— Ну как же, как же!
— Это дела не меняет.
— Ну, не скажите, не скажите!.. А по поводу Гекубы… Сдается мне, что лукавите вы. Последнее время вы с Кириллом Витольдовичем часто общались, дома у него бывали. Понятно, что не только о работе шел разговор, но и, наверное, о жизни вообще.
Баринов решил не церемониться.
— Уверяю вас, никаких имен, паролей и явок он мне не называл.
— Резвитесь, Павел Филиппович? — кротко сказал Шишков после короткой паузы. — Ну-ну… Как бы потом не пожалеть.
— Угрожаете? Сначала пряник, потом кнут?
— Вы, кажется, об аспирантуре мечтаете? — словно не слыша, продолжал Шишков. — О карьере ученого, не правда ли? А вдруг да распределят вас участковым врачом в Таракановск Верхне-Соплинского уезда Чукоцко-Сахалинской губернии, а супругу вашу по соседству, за пятьсот верст, в Мухоедово Нижне-Соплинского? Восемьдесят рублей оклад, съемный угол, удобства во дворе… Кстати, вашу готовую диссертацию можно будет там как раз на гвоздик и повесить, так что не выбрасывайте, пригодится… Как такая перспектива?
— А в морду не хочешь?
— А что, мы уже на «ты»?
«Фехтование облагораживает ум, дисциплинирует тело и обостряет мысль», — любил повторять институтский тренер.
Шпага казалась Баринову слегка тяжеловатой, эспадрон — грубоват, а вот рапира в самый раз: воистину хирургически точное, почти ювелирное оружие. Как по обращению, так и по результату.
Четыре года самозабвенных тренировок дали свои плоды: Шишков сидел слева, а правая рука Баринова была быстра и точна — прямиком в челюсть. Даже не вставая, только развернувшись слегка на стуле. Все ж кандидат в мастера спорта, призовые места в союзных и республиканских соревнованиях за общество «Буревестник».

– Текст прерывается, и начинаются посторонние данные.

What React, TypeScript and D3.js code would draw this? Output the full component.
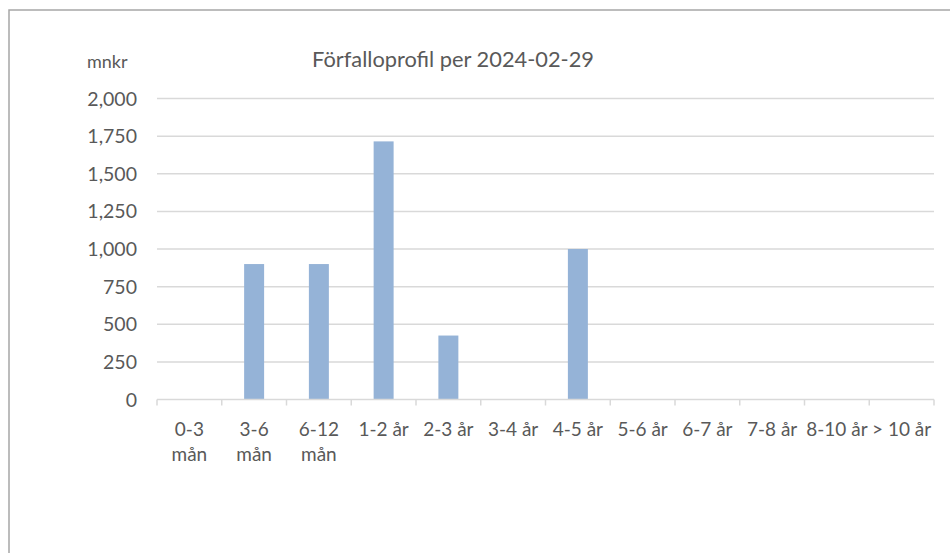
import React from "react";
import * as d3 from "d3";

const categories: string[] = [
  "0-3 mån", "3-6 mån", "6-12 mån", "1-2 år", "2-3 år", "3-4 år",
  "4-5 år", "5-6 år", "6-7 år", "7-8 år", "8-10 år", "> 10 år",
];
const categoryLines: string[][] = [
  ["0-3", "mån"], ["3-6", "mån"], ["6-12", "mån"], ["1-2 år"], ["2-3 år"], ["3-4 år"],
  ["4-5 år"], ["5-6 år"], ["6-7 år"], ["7-8 år"], ["8-10 år"], ["> 10 år"],
];
const values: number[] = [0, 900, 900, 1715, 425, 0, 1000, 0, 0, 0, 0, 0];
const yTicks: number[] = [0, 250, 500, 750, 1000, 1250, 1500, 1750, 2000];
const title = "Förfalloprofil per 2024-02-29";
const unitLabel = "mnkr";

const W = 950;
const H = 553;
const FONT = "Lato, 'Open Sans', sans-serif";
const TEXT = "#595959";
const GRID = "#d9d9d9";
const BAR = "#95b3d7";

export default function App() {
  const x = d3.scaleBand<string>().domain(categories).range([157, 934]).paddingInner(0).paddingOuter(0);
  const y = d3.scaleLinear().domain([0, 2000]).range([399.5, 98.5]);
  const step = x.step();
  const barW = step / 3.24;
  const fmt = d3.format(",");

  return (
    <svg width={W} height={H} style={{ position: "absolute", left: 0, top: 0 }} fontFamily={FONT}>
      <rect x={0} y={0} width={W} height={H} fill="#fff" />
      <rect x={9} y={10} width={W + 20} height={H + 20} fill="none" stroke="#a6a6a6" strokeWidth={1.5} />
      <text x={453} y={67} textAnchor="middle" fontSize={21.8} fill={TEXT}>{title}</text>
      <text x={87} y={68} fontSize={18} fill={TEXT}>{unitLabel}</text>
      {yTicks.map((t) => (
        <g key={t}>
          {t !== 0 && (
            <line x1={157} x2={934} y1={y(t)} y2={y(t)} stroke={GRID} strokeWidth={1.5} />
          )}
          <text x={137} y={y(t)} dy="0.36em" textAnchor="end" fontSize={19.5} fill={TEXT}>
            {fmt(t)}
          </text>
        </g>
      ))}
      {categories.map((c, i) => (
        <rect
          key={c}
          x={(x(c) as number) + step / 2 - barW / 2}
          y={y(values[i])}
          width={barW}
          height={y(0) - y(values[i])}
          fill={BAR}
        />
      ))}
      <line x1={157} x2={934} y1={y(0)} y2={y(0)} stroke={GRID} strokeWidth={1.5} />
      {[...categories.map((c) => x(c) as number), 934].map((tx, i) => (
        <line key={i} x1={tx} x2={tx} y1={y(0)} y2={y(0) + 6} stroke={GRID} strokeWidth={1.5} />
      ))}
      {categories.map((c, i) => (
        <text key={c} x={(x(c) as number) + step / 2} y={436} textAnchor="middle" fontSize={19} fill={TEXT}>
          {categoryLines[i].map((ln, j) => (
            <tspan key={j} x={(x(c) as number) + step / 2} dy={j === 0 ? 0 : 25}>{ln}</tspan>
          ))}
        </text>
      ))}
    </svg>
  );
}
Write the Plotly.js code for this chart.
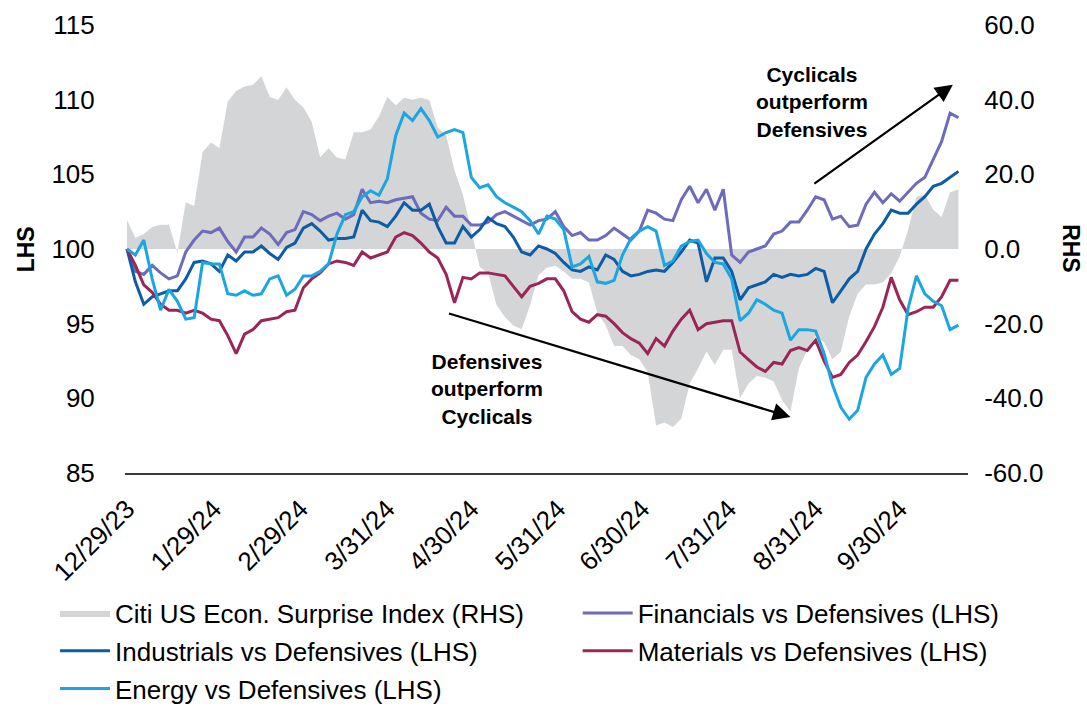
<!DOCTYPE html>
<html>
<head>
<meta charset="utf-8">
<script src="https://cdn.plot.ly/plotly-3.0.1.min.js"></script>
<style>html,body{margin:0;padding:0;background:#fff;}#chart{width:1087px;height:709px;}</style>
</head>
<body>
<div id="chart"></div>
<script>
const dates = ["2023-12-29","2024-01-01","2024-01-04","2024-01-07","2024-01-10","2024-01-13","2024-01-16","2024-01-19","2024-01-22","2024-01-25",
"2024-01-28","2024-01-31","2024-02-03","2024-02-06","2024-02-09","2024-02-12","2024-02-15","2024-02-18","2024-02-21","2024-02-24",
"2024-02-27","2024-03-01","2024-03-04","2024-03-07","2024-03-10","2024-03-13","2024-03-16","2024-03-19","2024-03-22","2024-03-25",
"2024-03-28","2024-03-31","2024-04-03","2024-04-06","2024-04-09","2024-04-12","2024-04-15","2024-04-18","2024-04-21","2024-04-24",
"2024-04-27","2024-04-30","2024-05-03","2024-05-06","2024-05-09","2024-05-12","2024-05-15","2024-05-18","2024-05-21","2024-05-24",
"2024-05-27","2024-05-30","2024-06-02","2024-06-05","2024-06-08","2024-06-11","2024-06-14","2024-06-17","2024-06-20","2024-06-23",
"2024-06-26","2024-06-29","2024-07-02","2024-07-05","2024-07-08","2024-07-11","2024-07-14","2024-07-17","2024-07-20","2024-07-23",
"2024-07-26","2024-07-29","2024-08-01","2024-08-04","2024-08-07","2024-08-10","2024-08-13","2024-08-16","2024-08-19","2024-08-22",
"2024-08-25","2024-08-28","2024-08-31","2024-09-03","2024-09-06","2024-09-09","2024-09-12","2024-09-15","2024-09-18","2024-09-21",
"2024-09-24","2024-09-27","2024-09-30","2024-10-03","2024-10-06","2024-10-09","2024-10-12","2024-10-15","2024-10-18","2024-10-21"];

const citiSurprise = [7.8,3,4,5.9,6.5,6.5,-1,12.5,11.5,26,
28.5,27,39.5,42.3,43.5,44,46.3,40.7,39.9,43.3,
40,38,34,24.6,27,24.5,24,31.3,31.3,32,
35.5,40.7,38.5,40.5,40,40.5,39.9,32.5,30.5,21,
14.5,5,-4.8,-6.5,-15,-18.2,-20.5,-21.5,-15,-7,
-5,-4.5,-6,-8,-8,-9,-17,-20.5,-26,-26,
-28.4,-29.5,-33,-47.3,-46.5,-47.7,-45.5,-36,-32,-27.5,
-31,-27,-27,-40,-36,-34,-34.5,-35.5,-40.5,-43.5,
-32,-27,-23.3,-25,-29.5,-27.5,-18,-12,-9.5,-9.5,
-9,-6.5,-2,5,14,14.5,10.5,8.6,15.2,16];

const financials = [100,98.5,98.3,98.9,98.4,98.0,98.2,99.8,100.6,101.2,
101.1,101.4,100.5,99.8,100.8,100.8,101.4,101.0,100.3,101.1,
101.3,102.5,102.3,101.9,102.2,102.4,102.0,102.3,104.0,103.1,
103.2,103.1,103.3,103.4,103.5,102.4,102.0,101.9,102.8,102.2,
102.2,101.6,101.6,101.8,102.3,102.5,102.2,101.9,101.6,101.9,
102.0,102.5,101.5,100.9,101.1,100.6,100.6,100.9,101.4,101.0,
100.6,101.2,102.6,102.4,102.0,101.9,103.3,104.2,103.1,104.0,
102.6,104.0,99.6,99.1,99.8,100.0,100.2,101.0,101.2,101.8,
101.8,102.6,103.5,103.3,102.0,102.2,101.5,101.6,103.0,103.8,
103.1,103.7,103.2,103.8,104.4,104.8,106.0,107.2,109.1,108.8];

const industrials = [100,97.8,96.3,96.8,97.0,97.2,97.2,98.0,99.1,99.2,
99.0,98.5,99.6,99.2,99.8,99.8,100.2,99.7,99.3,100.1,
100.4,101.4,101.7,101.2,100.6,100.7,100.7,100.8,102.6,101.9,
101.8,101.5,102.2,103.1,102.6,102.6,103.0,101.5,100.4,100.4,
101.5,100.8,101.3,102.1,101.7,101.5,100.8,99.8,99.6,100.2,
100.0,99.7,99.1,98.6,98.5,98.8,98.6,99.6,99.3,98.5,
98.2,98.3,98.5,98.6,98.5,99.1,99.8,100.6,100.4,97.8,
99.4,99.4,98.5,96.6,97.4,97.6,97.8,98.3,98.1,98.3,
98.2,98.3,98.7,98.5,96.4,97.2,98.0,98.5,100.0,101.0,
101.7,102.6,102.4,102.4,103.0,103.5,104.2,104.4,104.8,105.2];

const materials = [100,98.9,97.6,97.1,96.3,95.9,95.9,95.7,95.9,95.7,
95.3,95.2,94.2,93.0,94.3,94.6,95.2,95.3,95.4,95.8,
95.9,97.4,98.0,98.4,99.0,99.2,99.1,98.9,99.8,99.4,
99.6,99.8,100.8,101.1,100.9,100.4,99.8,99.4,98.3,96.4,
98.1,98.0,98.4,98.4,98.3,98.2,97.5,96.8,97.5,97.7,
98.0,98.0,97.2,95.8,95.3,95.1,95.6,95.5,95.0,94.4,
94.0,93.7,93.0,94.0,93.5,94.5,95.3,95.9,94.6,95.0,
95.1,95.2,95.2,93.1,92.6,92.1,91.8,92.4,92.3,93.2,
93.4,93.2,93.9,92.5,91.4,91.6,92.4,92.9,93.8,94.8,
96.1,98.1,96.6,95.6,95.8,96.1,96.1,96.8,97.9,97.9];

const energy = [100,99.6,100.6,98.0,95.9,97.3,96.5,95.3,95.4,99.1,
99.0,99.0,97.0,96.9,97.2,96.9,97.0,98.0,98.2,96.9,
97.3,98.2,98.2,98.5,99.0,101.0,102.3,102.5,103.5,103.9,
103.6,104.7,107.6,109.1,108.6,109.4,108.6,107.5,107.8,108.0,
107.8,104.8,104.1,104.3,103.5,103.1,102.8,102.5,101.9,101.0,
102.2,102.0,101.3,98.8,99.0,99.5,97.8,97.7,97.9,99.6,
100.7,101.2,101.5,101.2,98.9,99.2,100.2,100.5,100.6,99.7,
99.1,99.0,98.0,95.2,95.7,96.6,96.3,95.9,95.7,93.9,
94.6,94.6,94.5,93.0,90.9,89.4,88.6,89.2,91.4,92.3,
92.9,91.6,92.0,96.0,98.2,97.0,96.5,96.2,94.6,94.9];

const tickDates = ["2023-12-29","2024-01-29","2024-02-29","2024-03-31","2024-04-30","2024-05-31","2024-06-30","2024-07-31","2024-08-31","2024-09-30"];
const tickLabels = ["12/29/23","1/29/24","2/29/24","3/31/24","4/30/24","5/31/24","6/30/24","7/31/24","8/31/24","9/30/24"];
const lhsTicks = [85,90,95,100,105,110,115];
const rhsTicks = [-60,-40,-20,0,20,40,60];
const rhsLabels = ["-60.0","-40.0","-20.0","0.0","20.0","40.0","60.0"];

const FONT = 'Liberation Sans, Arial, Helvetica, sans-serif';
const FS = 26;
const lw = 3;

// primary y = RHS (drawn first, behind); y2 = LHS lines (overlaying, on top)
const traces = [
  {x:dates, y:citiSurprise, name:'Citi US Econ. Surprise Index (RHS)', type:'scatter', mode:'lines',
   fill:'tozeroy', fillcolor:'#d4d5d7', line:{width:0, color:'#d4d5d7'}, yaxis:'y', legend:'legend', legendgroup:'g1'},
  {x:dates, y:financials, name:'Financials vs Defensives (LHS)', type:'scatter', mode:'lines',
   line:{width:lw, color:'#6e6bbd'}, yaxis:'y2', legend:'legend2', legendgroup:'g2'},
  {x:dates, y:industrials, name:'Industrials vs Defensives (LHS)', type:'scatter', mode:'lines',
   line:{width:lw, color:'#0d5ca6'}, yaxis:'y2', legend:'legend', legendgroup:'g3'},
  {x:dates, y:materials, name:'Materials vs Defensives (LHS)', type:'scatter', mode:'lines',
   line:{width:lw, color:'#9c2558'}, yaxis:'y2', legend:'legend2', legendgroup:'g4'},
  {x:dates, y:energy, name:'Energy vs Defensives (LHS)', type:'scatter', mode:'lines',
   line:{width:lw, color:'#1aa6e0'}, yaxis:'y2', legend:'legend', legendgroup:'g5'}
];

const layout = {
  width:1087, height:709,
  margin:{l:125, r:119, t:25, b:236, pad:0, autoexpand:false},
  paper_bgcolor:'#ffffff', plot_bgcolor:'#ffffff',
  font:{family:FONT, size:FS, color:'#000'},
  showlegend:true,
  hovermode:false,
  xaxis:{type:'date', range:['2023-12-28 07:00','2024-10-24 10:00'],
    tickvals:tickDates, ticktext:tickLabels, tickangle:-45,
    showgrid:false, zeroline:false, showline:true, linecolor:'#3a3a3a', linewidth:1.5,
    ticks:'outside', ticklen:9, tickcolor:'rgba(0,0,0,0)', tickfont:{size:FS, family:FONT}},
  yaxis:{range:[-60,60], side:'right', tickvals:rhsTicks, ticktext:rhsLabels,
    showgrid:false, zeroline:false, showline:false,
    ticks:'outside', ticklen:10, tickcolor:'rgba(0,0,0,0)', tickfont:{size:FS, family:FONT}},
  yaxis2:{range:[85,115], overlaying:'y', side:'left', tickvals:lhsTicks,
    showgrid:false, zeroline:false, showline:false,
    ticks:'outside', ticklen:24, tickcolor:'rgba(0,0,0,0)', tickfont:{size:FS, family:FONT}},
  legend:{orientation:'v', x:-0.083, xanchor:'left', y:-0.26, yanchor:'top',
    bgcolor:'rgba(0,0,0,0)', font:{size:FS, family:FONT}, itemwidth:50, tracegroupgap:1},
  legend2:{orientation:'v', x:0.537, xanchor:'left', y:-0.26, yanchor:'top',
    bgcolor:'rgba(0,0,0,0)', font:{size:FS, family:FONT}, itemwidth:50, tracegroupgap:1},
  annotations:[
    {xref:'paper', yref:'paper', x:-0.117, y:0.5, text:'<b>LHS</b>', textangle:-90, showarrow:false,
     font:{size:23, family:FONT}, xanchor:'center', yanchor:'middle'},
    {xref:'paper', yref:'paper', x:1.122, y:0.5, text:'<b>RHS</b>', textangle:90, showarrow:false,
     font:{size:23, family:FONT}, xanchor:'center', yanchor:'middle'},
    {xref:'x', yref:'y2', x:'2024-08-29 14:00', y:109.85, text:'<b>Cyclicals<br>outperform<br>Defensives</b>',
     showarrow:false, font:{size:21, family:FONT}, align:'center', xanchor:'center', yanchor:'middle'},
    {xref:'x', yref:'y2', x:'2024-05-05 14:00', y:90.62, text:'<b>Defensives<br>outperform<br>Cyclicals</b>',
     showarrow:false, font:{size:21, family:FONT}, align:'center', xanchor:'center', yanchor:'middle'},
    {xref:'x', yref:'y2', x:'2024-08-22', y:88.75, ax:-343, ay:-104, text:'', showarrow:true,
     arrowhead:2, arrowsize:1.6, arrowwidth:2.2, arrowcolor:'#000', standoff:0},
    {xref:'x', yref:'y2', x:'2024-10-19', y:111.0, ax:-140, ay:100, text:'', showarrow:true,
     arrowhead:2, arrowsize:1.6, arrowwidth:2.2, arrowcolor:'#000', standoff:0}
  ]
};

Plotly.newPlot('chart', traces, layout, {displayModeBar:false, staticPlot:true});
</script>
</body>
</html>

Странно, что все случилось не по-киношному буднично и просто, без грохота и звона разбитой посуды, без перевернутых столиков. Шишков улетел в проход вместе со стулом, не отрывая от него зада, и лежал там неподвижно, задрав ноги поверх сиденья. Трое-четверо ближайших соседей вскочили было с мест, но глянули на него, на спокойно сидящего Баринова и снова сели за свои столы. Лишь напряженные спины их выказывали, что они в курсе события, однако вмешиваться не собираются. Ну, подумаешь, выяснили приятели отношения, бывает. Это их личное дело, в крайнем случае — буфетчика с официантками, да еще милиции, буде тем взбредет в голову вызвать недалекий наряд. А скорее всего, сами разберутся, сами все порешают — тут рюмочная, не театр.
Публика за дальними столиками, похоже, вообще ничего не заметила, погруженная в собственные важные мысли или душевные разговоры.
Баринов смотрел на неподвижное тело, и что-то шевельнулось в душе, похожее на жалость пополам с сочувствием. Приложиться со всего маху затылком к цементному полу заведения — приятного мало. Черепная кость именно в этом месте довольно слабая. Сотрясение гарантировано, а то и черепно-мозговая травма: открытая или закрытая — как повезет… Судя по болезненным ощущениям в костяшках правой руки, челюсть Шишкова тоже пострадала. Максимум — перелом, а может, просто недосчитается пары-тройки зубов…
Почувствовав на себе чей-то тяжелый взгляд, Баринов глянул вправо. Выпрямившись во весь немалый рост, из-за стойки на него глядел буфетчик. Исходя из комплекции, он мог выполнять по совместительству и роль вышибалы. Баринов криво улыбнулся и по какому-то наитию слегка кивнул. Еще секунду-другую буфетчик смотрел на него, потом сделал рукой непонятный знак в конец зала и равнодушно отвернулся, принялся перебирать что-то невидимое отсюда из-за высокой стойки.
Обостренным чувством Баринов понял, что официантка в высокой наколке, привычно лавируя между столиками, направляется из дальнего угла к нему, Так и есть. Она остановилась рядом и, не глядя ни на него, ни на Шишкова, одними губами сказала:
— Еще что-нибудь заказывать не будете? Тогда быстренько идите куда шли. Иван Степанович, — движение головы в сторону буфетчика, — кому надо все объяснит сам. И больше у нас, пожалуйста, не появляйтесь.